• Goal: Beginning with the first line, set down every line through the one containing "from matplotlib.ticker import", exactly as it appears, but not the pictures.

• Data lines:

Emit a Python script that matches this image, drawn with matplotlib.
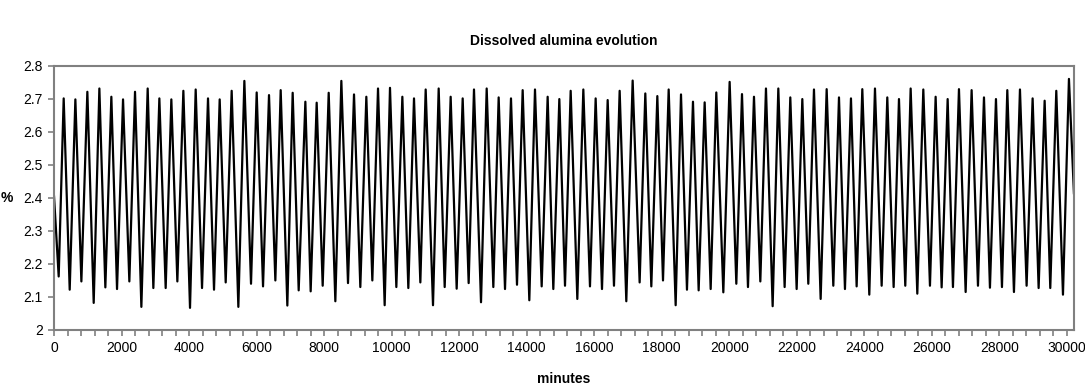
import numpy as np
import matplotlib.pyplot as plt
from matplotlib.ticker import MultipleLocator, FuncFormatter

# Turning points of the dissolved alumina signal (time in minutes, concentration in %)
minutes = [0, 138, 286, 464, 632, 810, 987, 1175, 1343, 1520, 1698, 1866, 2044, 2231,
           2399, 2587, 2774, 2942, 3120, 3307, 3475, 3653, 3831, 4028, 4196, 4384, 4561,
           4739, 4907, 5085, 5262, 5460, 5638, 5835, 6003, 6191, 6368, 6556, 6714, 6911,
           7069, 7247, 7445, 7602, 7780, 7958, 8136, 8333, 8511, 8708, 8886, 9073, 9251,
           9429, 9597, 9794, 9952, 10140, 10318, 10495, 10663, 10851, 11009, 11226, 11394,
           11572, 11749, 11927, 12105, 12282, 12440, 12648, 12816, 13013, 13171, 13359,
           13536, 13714, 13882, 14079, 14247, 14445, 14622, 14790, 14968, 15136, 15304,
           15501, 15679, 15876, 16044, 16232, 16400, 16587, 16755, 16952, 17140, 17347,
           17515, 17693, 17871, 18039, 18207, 18414, 18572, 18749, 18927, 19095, 19273,
           19451, 19618, 19826, 20013, 20211, 20379, 20556, 20734, 20922, 21089, 21287,
           21455, 21642, 21810, 21998, 22166, 22343, 22511, 22709, 22887, 23084, 23252,
           23429, 23607, 23775, 23943, 24150, 24318, 24516, 24683, 24871, 25029, 25216,
           25375, 25572, 25750, 25947, 26115, 26293, 26471, 26628, 26806, 27004, 27181,
           27369, 27547, 27724, 27902, 28080, 28238, 28435, 28613, 28810, 28988, 29166,
           29344, 29511, 29689, 29887, 30064, 30212]
alumina = [2.404, 2.162, 2.701, 2.122, 2.698, 2.147, 2.721, 2.082, 2.731, 2.129, 2.706,
           2.124, 2.698, 2.147, 2.721, 2.070, 2.731, 2.127, 2.701, 2.127, 2.698, 2.147,
           2.724, 2.067, 2.728, 2.127, 2.701, 2.122, 2.698, 2.144, 2.724, 2.070, 2.754,
           2.140, 2.719, 2.132, 2.711, 2.150, 2.726, 2.074, 2.718, 2.120, 2.691, 2.117,
           2.688, 2.134, 2.718, 2.087, 2.754, 2.142, 2.713, 2.130, 2.706, 2.150, 2.731,
           2.075, 2.733, 2.130, 2.706, 2.127, 2.701, 2.144, 2.728, 2.075, 2.731, 2.130,
           2.706, 2.125, 2.701, 2.142, 2.728, 2.084, 2.731, 2.130, 2.704, 2.124, 2.701,
           2.137, 2.726, 2.090, 2.728, 2.132, 2.706, 2.124, 2.699, 2.134, 2.724, 2.094,
           2.728, 2.132, 2.701, 2.124, 2.696, 2.134, 2.724, 2.087, 2.755, 2.144, 2.716,
           2.132, 2.708, 2.150, 2.728, 2.075, 2.713, 2.122, 2.691, 2.120, 2.689, 2.124,
           2.719, 2.114, 2.751, 2.140, 2.714, 2.130, 2.706, 2.147, 2.731, 2.072, 2.731,
           2.130, 2.704, 2.124, 2.699, 2.140, 2.728, 2.094, 2.729, 2.134, 2.704, 2.124,
           2.701, 2.132, 2.729, 2.107, 2.731, 2.134, 2.704, 2.130, 2.699, 2.134, 2.731,
           2.110, 2.728, 2.134, 2.706, 2.129, 2.699, 2.130, 2.729, 2.115, 2.726, 2.134,
           2.704, 2.128, 2.699, 2.130, 2.726, 2.115, 2.728, 2.134, 2.701, 2.127, 2.694,
           2.127, 2.724, 2.107, 2.760, 2.414]

plt.rcParams['font.family'] = ['Liberation Sans', 'DejaVu Sans']

fig = plt.figure(figsize=(10.85, 3.89), dpi=100)
ax = fig.add_axes([0.0498, 0.1517, 0.9401, 0.6794])

ax.plot(minutes, alumina, color='black', linewidth=1.6, solid_joinstyle='round')

ax.set_xlim(0, 30215)
ax.set_ylim(2.0, 2.8)
ax.xaxis.set_major_locator(MultipleLocator(2000))
ax.xaxis.set_minor_locator(MultipleLocator(400))
ax.yaxis.set_major_locator(MultipleLocator(0.1))
ax.yaxis.set_major_formatter(FuncFormatter(lambda v, p: '%g' % round(v, 1)))

gray = '#808080'
for s in ax.spines.values():
    s.set_color(gray)
    s.set_linewidth(1.5)
ax.tick_params(axis='both', which='both', direction='out', color=gray, width=1.2,
               labelsize=10, labelcolor='black')
ax.tick_params(axis='both', which='major', length=4, pad=4)
ax.tick_params(axis='x', which='minor', length=4)

ax.set_title('Dissolved alumina evolution', fontsize=10, fontweight='bold', pad=15)
ax.set_xlabel('minutes', fontsize=10, fontweight='bold', labelpad=12)
ax.set_ylabel('%', fontsize=10, fontweight='bold', rotation=0, labelpad=12, va='center')

fig.savefig('out.png', dpi=100)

• Solution to this problem:
Emit a Python script that matches this image, drawn with matplotlib.
import numpy as np
import matplotlib.pyplot as plt
from matplotlib.ticker import MultipleLocator, FuncFormatter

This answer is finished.